- **YOUR OBJECTIVE**
Return nothing but the lines from the one with "Recreate this image" through the one with "(0,0) rectangle (1041,500);" in the data below, word for word and without pictures.

- **EXERCISE MATERIALS**
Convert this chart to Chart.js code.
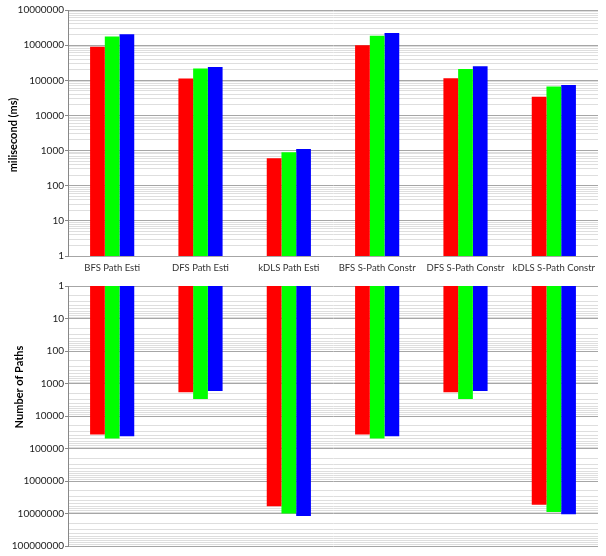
<!DOCTYPE html>
<html>
<head>
<meta charset="utf-8">
<script src="https://cdn.jsdelivr.net/npm/chart.js@4.4.1/dist/chart.umd.min.js"></script>
<style>
  body { margin: 0; background: #fff; }
  #wrap { position: relative; width: 606px; height: 556px; }
  canvas { position: absolute; left: 0; }
  #timeChart { top: 0; }
  #pathChart { top: 279px; }
</style>
</head>
<body>
<div id="wrap">
  <canvas id="timeChart" width="606" height="279"></canvas>
  <canvas id="pathChart" width="606" height="277"></canvas>
</div>
<script>
const categories = ['BFS Path Esti', 'DFS Path Esti', 'kDLS Path Esti', 'BFS S-Path Constr', 'DFS S-Path Constr', 'kDLS S-Path Constr'];

// upper panel: running time in ms
const timeRed   = [900000, 113000, 600, 1000000, 115000, 34000];
const timeGreen = [1750000, 215000, 900, 1850000, 210000, 67000];
const timeBlue  = [2050000, 238000, 1100, 2200000, 249000, 73000];

// lower panel: number of paths (axis runs downwards)
const pathRed   = [37000, 1850, 6000000, 37000, 1850, 5400000];
const pathGreen = [49000, 3000, 10000000, 49000, 3000, 9000000];
const pathBlue  = [42000, 1700, 12000000, 42000, 1700, 10500000];

const timeTicks = [1, 10, 100, 1000, 10000, 100000, 1000000, 10000000];
const pathTicks = [1, 10, 100, 1000, 10000, 100000, 1000000, 10000000, 100000000];

const FONT = 'Lato, "Liberation Sans", sans-serif';

// decades labelled, 2..9 in between as plain grid lines (Excel style)
function logTicks(decades) {
    const out = [];
    decades.forEach((d, i) => {
        out.push({ value: d, major: true });
        if (i < decades.length - 1) {
            for (let k = 2; k < 10; k++) out.push({ value: d * k, major: false });
        }
    });
    return out;
}

function yAxis(decades, reverse) {
    return {
        type: 'logarithmic',
        min: decades[0],
        max: decades[decades.length - 1],
        reverse: reverse,
        afterBuildTicks: s => { s.ticks = logTicks(decades); },
        afterFit: s => { s.width = 68; },
        ticks: {
            autoSkip: false,
            padding: 1,
            color: '#222',
            font: { family: FONT, size: 10 },
            callback: (v, i, t) => t[i].major ? String(v) : ''
        },
        grid: {
            color: c => c.tick && c.tick.major ? '#a6a6a6' : '#dedede',
            tickColor: c => c.tick && c.tick.major ? '#888' : 'rgba(0,0,0,0)',
            tickLength: 3
        },
        border: { color: '#888' }
    };
}

const sideTitle = {
    id: 'sideTitle',
    afterDraw(chart, args, opts) {
        const c = chart.ctx;
        c.save();
        c.translate(opts.x, opts.y);
        c.rotate(-Math.PI / 2);
        c.font = 'bold 11px ' + FONT;
        c.fillStyle = '#000';
        c.textAlign = 'center';
        c.textBaseline = 'middle';
        c.fillText(opts.text, 0, 0);
        c.restore();
    }
};

function bars(red, green, blue) {
    const common = { borderWidth: 0, barPercentage: 1.0, categoryPercentage: 0.5 };
    return [
        Object.assign({ label: 'red', data: red, backgroundColor: '#ff0000' }, common),
        Object.assign({ label: 'green', data: green, backgroundColor: '#00ff00' }, common),
        Object.assign({ label: 'blue', data: blue, backgroundColor: '#0000ff' }, common)
    ];
}

new Chart(document.getElementById('timeChart'), {
    type: 'bar',
    data: { labels: categories, datasets: bars(timeRed, timeGreen, timeBlue) },
    options: {
        responsive: false,
        animation: false,
        layout: { padding: { top: 10, right: 8, left: 0, bottom: 0 } },
        scales: {
            x: {
                afterFit: s => { s.height = 23; },
                grid: { display: false },
                border: { display: false },
                ticks: { autoSkip: false, padding: -2, color: '#333', font: { family: FONT, size: 9.5 }, maxRotation: 0 }
            },
            y: yAxis(timeTicks, false)
        },
        plugins: {
            legend: { display: false },
            tooltip: { enabled: false },
            sideTitle: { text: 'milisecond (ms)', x: 13, y: 135 }
        }
    },
    plugins: [sideTitle]
});

new Chart(document.getElementById('pathChart'), {
    type: 'bar',
    data: { labels: categories, datasets: bars(pathRed, pathGreen, pathBlue) },
    options: {
        responsive: false,
        animation: false,
        layout: { padding: { top: 6, right: 8, left: 0, bottom: 10 } },
        scales: {
            x: { display: false },
            y: yAxis(pathTicks, true)
        },
        plugins: {
            legend: { display: false },
            tooltip: { enabled: false },
            sideTitle: { text: 'Number of Paths', x: 19, y: 108 }
        }
    },
    plugins: [sideTitle]
});
</script>
</body>
</html>
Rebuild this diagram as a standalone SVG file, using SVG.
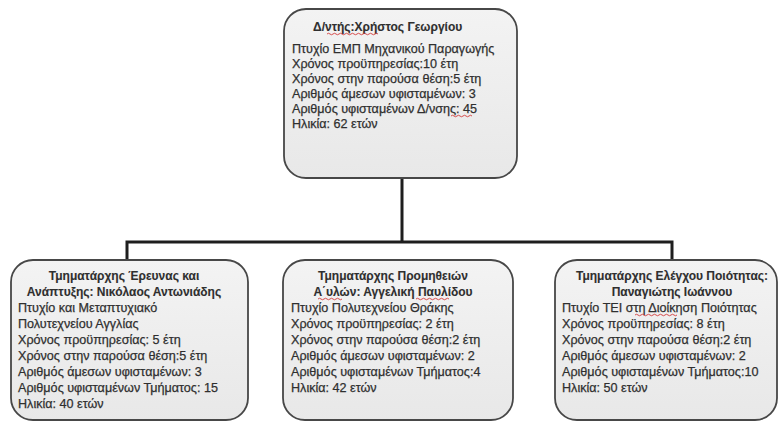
<svg xmlns="http://www.w3.org/2000/svg" width="779" height="424" viewBox="0 0 779 424">
<defs>
<linearGradient id="g" x1="0" y1="0" x2="0" y2="1">
<stop offset="0" stop-color="#f3f3f3"/>
<stop offset="1" stop-color="#e8e8e8"/>
</linearGradient>
</defs>
<style>
.box{fill:url(#g);stroke:#474747;stroke-width:1.8}
.t{font-family:"Liberation Sans",Arial,sans-serif;font-size:12.6px;fill:#2f2f2f;stroke:#2f2f2f;stroke-width:0.25}
.b{font-weight:bold;font-size:12px;stroke-width:0.1}
.c{text-anchor:middle}
.ln{fill:none;stroke:#1e1e1e;stroke-width:3}
.sq{fill:none;stroke:#d23a3a;stroke-width:0.9}
</style>
<rect width="779" height="424" fill="#ffffff"/>
<g id="connectors">
<path class="ln" d="M402 178 V242 M127 242 H672 M127 240.5 V260 M672 240.5 V260"/>
</g>
<g id="node-director">
<rect class="box" x="284" y="9" width="233" height="169" rx="22"/>
<text class="t b" x="313" y="31">Δ/ντής:Χρήστος Γεωργίου</text>
<text class="t" x="292" y="53">Πτυχίο ΕΜΠ Μηχανικού Παραγωγής</text>
<text class="t" x="292" y="68">Χρόνος προϋπηρεσίας:10 έτη</text>
<text class="t" x="292" y="83">Χρόνος στην παρούσα θέση:5 έτη</text>
<text class="t" x="292" y="98">Αριθμός άμεσων υφισταμένων: 3</text>
<text class="t" x="292" y="113">Αριθμός υφισταμένων Δ/νσης: 45</text>
<text class="t" x="292" y="128">Ηλικία: 62 ετών</text>
<path class="sq" d="M327 34 q1.5 -1.5 3 0 t3 0 t3 0 t3 0 t3 0 t3 0 t3 0 t3 0 t3 0 t3 0 t3 0 t3 0 t3 0 t3 0 t3 0 t3 0 t3 0"/>
<path class="sq" d="M451 116 q1.5 -1.5 3 0 t3 0 t3 0 t3 0 t3 0 t3 0 t3 0"/>
</g>
<g id="node-rnd">
<rect class="box" x="11" y="260" width="237" height="160" rx="22"/>
<text class="t b c" x="124" y="280">Τμηματάρχης Έρευνας και</text>
<text class="t b c" x="124" y="296">Ανάπτυξης: Νικόλαος Αντωνιάδης</text>
<text class="t" x="18" y="312">Πτυχίο και Μεταπτυχιακό</text>
<text class="t" x="18" y="328">Πολυτεχνείου Αγγλίας</text>
<text class="t" x="18" y="344">Χρόνος προϋπηρεσίας: 5 έτη</text>
<text class="t" x="18" y="360">Χρόνος στην παρούσα θέση:5 έτη</text>
<text class="t" x="18" y="376">Αριθμός άμεσων υφισταμένων: 3</text>
<text class="t" x="18" y="392">Αριθμός υφισταμένων Τμήματος: 15</text>
<text class="t" x="18" y="408">Ηλικία: 40 ετών</text>
</g>
<g id="node-supplies">
<rect class="box" x="283" y="260" width="230" height="160" rx="22"/>
<text class="t b c" x="393" y="280">Τμηματάρχης Προμηθειών</text>
<text class="t b c" x="393" y="296">Α΄υλών: Αγγελική Παυλίδου</text>
<text class="t" x="291" y="312">Πτυχίο Πολυτεχνείου Θράκης</text>
<text class="t" x="291" y="328">Χρόνος προϋπηρεσίας: 2 έτη</text>
<text class="t" x="291" y="344">Χρόνος στην παρούσα θέση:2 έτη</text>
<text class="t" x="291" y="360">Αριθμός άμεσων υφισταμένων: 2</text>
<text class="t" x="291" y="376">Αριθμός υφισταμένων Τμήματος:4</text>
<text class="t" x="291" y="392">Ηλικία: 42 ετών</text>
<path class="sq" d="M318 299 q1.5 -1.5 3 0 t3 0 t3 0 t3 0 t3 0 t3 0 t3 0 t3 0"/>
<path class="sq" d="M416 299 q1.5 -1.5 3 0 t3 0 t3 0 t3 0 t3 0 t3 0 t3 0 t3 0 t3 0 t3 0 t3 0"/>
</g>
<g id="node-quality">
<rect class="box" x="555" y="260" width="222" height="160" rx="22"/>
<text class="t b c" x="672" y="280">Τμηματάρχης Ελέγχου Ποιότητας:</text>
<text class="t b c" x="672" y="296">Παναγιώτης Ιωάννου</text>
<text class="t" x="562" y="312">Πτυχίο ΤΕΙ στη Διοίκηση Ποιότητας</text>
<text class="t" x="562" y="328">Χρόνος προϋπηρεσίας: 8 έτη</text>
<text class="t" x="562" y="344">Χρόνος στην παρούσα θέση:2 έτη</text>
<text class="t" x="562" y="360">Αριθμός άμεσων υφισταμένων: 2</text>
<text class="t" x="562" y="376">Αριθμός υφισταμένων Τμήματος:10</text>
<text class="t" x="562" y="392">Ηλικία: 50 ετών</text>
<path class="sq" d="M635 315 q1.5 -1.5 3 0 t3 0 t3 0 t3 0 t3 0 t3 0 t3 0 t3 0 t3 0 t3 0 t3 0 t3 0 t3 0 t3 0"/>
</g>
</svg>
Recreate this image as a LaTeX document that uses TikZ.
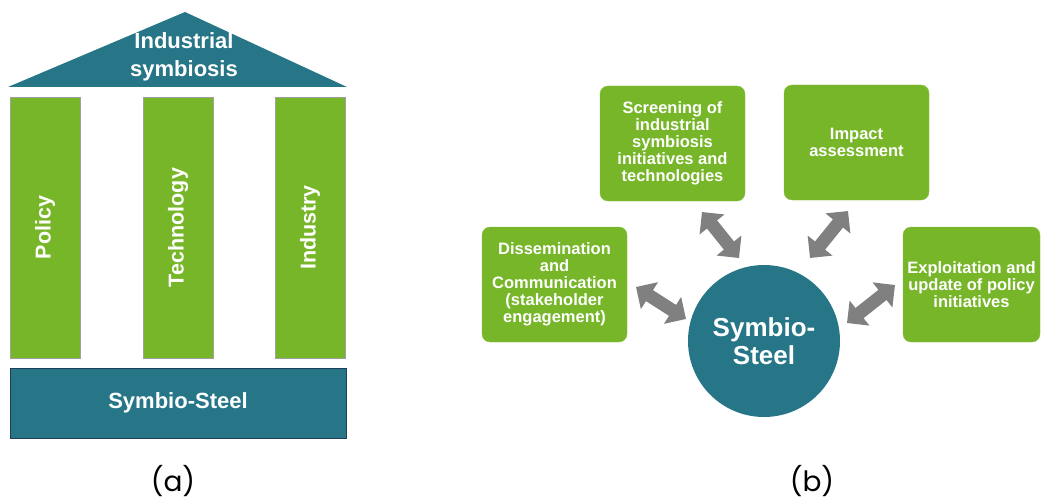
\documentclass[tikz,border=0pt]{standalone}
\usepackage{fontspec}
\setmainfont{Liberation Sans}
\newfontfamily\capfont{Poppins}
\usetikzlibrary{arrows.meta}
\definecolor{tealcol}{RGB}{38,118,136}
\definecolor{greencol}{RGB}{118,182,40}
\definecolor{arrcol}{RGB}{128,128,128}
\definecolor{navycol}{RGB}{30,62,92}
\tikzset{pillar/.style={draw=gray!75,fill=greencol,rotate=90,minimum width=261,minimum height=70,inner sep=0pt,text=white,font=\bfseries\fontsize{21.5}{24}\selectfont}}
\tikzset{base/.style={draw=navycol,fill=tealcol,minimum width=336,minimum height=70,inner sep=0pt,text=white,font=\bfseries\fontsize{22}{24}\selectfont}}
\tikzset{gbox/.style={rounded corners=8,draw=greencol!85!white,fill=greencol,minimum width=145,minimum height=115,inner sep=0pt,align=center,text=white,font=\bfseries\fontsize{16.5}{17}\selectfont}}
\tikzset{hub/.style={circle,fill=tealcol,minimum size=152,inner sep=0pt,align=center,text=white,font=\bfseries\fontsize{26}{28}\selectfont}}
\tikzset{bigarrow/.style={arrcol,line width=13pt,{Triangle[width=31pt,length=16pt]}-{Triangle[width=31pt,length=16pt]}}}
\tikzset{caption/.style={font=\capfont\fontsize{28}{30}\selectfont}}

\begin{document}
\begin{tikzpicture}[x=1pt,y=-1pt]
\useasboundingbox (0,0) rectangle (1041,500);

% (a) the temple
\coordinate (apex) at (185,12);
\coordinate (roofl) at (8,87);
\coordinate (roofr) at (347,87);
\fill [tealcol] (roofl) -- (apex) -- (roofr) -- cycle;
\node [align=center,text=white,font=\bfseries\fontsize{22}{28}\selectfont] (roof) at (184,57) {Industrial\\symbiosis};

\node [pillar] (policy) at (45,227.5) {Policy};
\node [pillar] (techn) at (178,227.5) {Technology};
\node [pillar] (indus) at (310,227.5) {Industry};

\node [base] (steel) at (178,403) {Symbio-Steel};

\node [caption] (capa) at (173,481) {(a)};

% (b) the hub
\node [hub] (sym) at (764,341) {Symbio-\\Steel};

\node [gbox] (screen) at (672.5,143.5) {Screening of\\industrial\\symbiosis\\initiatives and\\technologies};
\node [gbox] (impact) at (856.5,142.5) {Impact\\assessment};
\node [gbox] (dissem) at (554.5,284.5) {Dissemination\\and\\Communication\\(stakeholder\\engagement)};
\node [gbox,minimum width=137] (exploit) at (971.5,284.5) {Exploitation and\\update of policy\\initiatives};

\coordinate (a1s) at (702,212);
\coordinate (a1e) at (739,258);
\coordinate (a2s) at (636,287);
\coordinate (a2e) at (686,319);
\coordinate (a3s) at (848,211);
\coordinate (a3e) at (810,258);
\coordinate (a4s) at (895,285);
\coordinate (a4e) at (847,323);

\draw [bigarrow] (a1s) -- (a1e);
\draw [bigarrow] (a2s) -- (a2e);
\draw [bigarrow] (a3s) -- (a3e);
\draw [bigarrow] (a4s) -- (a4e);

\node [caption] (capb) at (812,481) {(b)};
\end{tikzpicture}
\end{document}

- **WORKED SOLUTION**
Recreate this image as a LaTeX document that uses TikZ.
\documentclass[tikz,border=0pt]{standalone}
\usepackage{fontspec}
\setmainfont{Liberation Sans}
\newfontfamily\capfont{Poppins}
\usetikzlibrary{arrows.meta}
\definecolor{tealcol}{RGB}{38,118,136}
\definecolor{greencol}{RGB}{118,182,40}
\definecolor{arrcol}{RGB}{128,128,128}
\definecolor{navycol}{RGB}{30,62,92}
\tikzset{pillar/.style={draw=gray!75,fill=greencol,rotate=90,minimum width=261,minimum height=70,inner sep=0pt,text=white,font=\bfseries\fontsize{21.5}{24}\selectfont}}
\tikzset{base/.style={draw=navycol,fill=tealcol,minimum width=336,minimum height=70,inner sep=0pt,text=white,font=\bfseries\fontsize{22}{24}\selectfont}}
\tikzset{gbox/.style={rounded corners=8,draw=greencol!85!white,fill=greencol,minimum width=145,minimum height=115,inner sep=0pt,align=center,text=white,font=\bfseries\fontsize{16.5}{17}\selectfont}}
\tikzset{hub/.style={circle,fill=tealcol,minimum size=152,inner sep=0pt,align=center,text=white,font=\bfseries\fontsize{26}{28}\selectfont}}
\tikzset{bigarrow/.style={arrcol,line width=13pt,{Triangle[width=31pt,length=16pt]}-{Triangle[width=31pt,length=16pt]}}}
\tikzset{caption/.style={font=\capfont\fontsize{28}{30}\selectfont}}

\begin{document}
\begin{tikzpicture}[x=1pt,y=-1pt]
\useasboundingbox (0,0) rectangle (1041,500);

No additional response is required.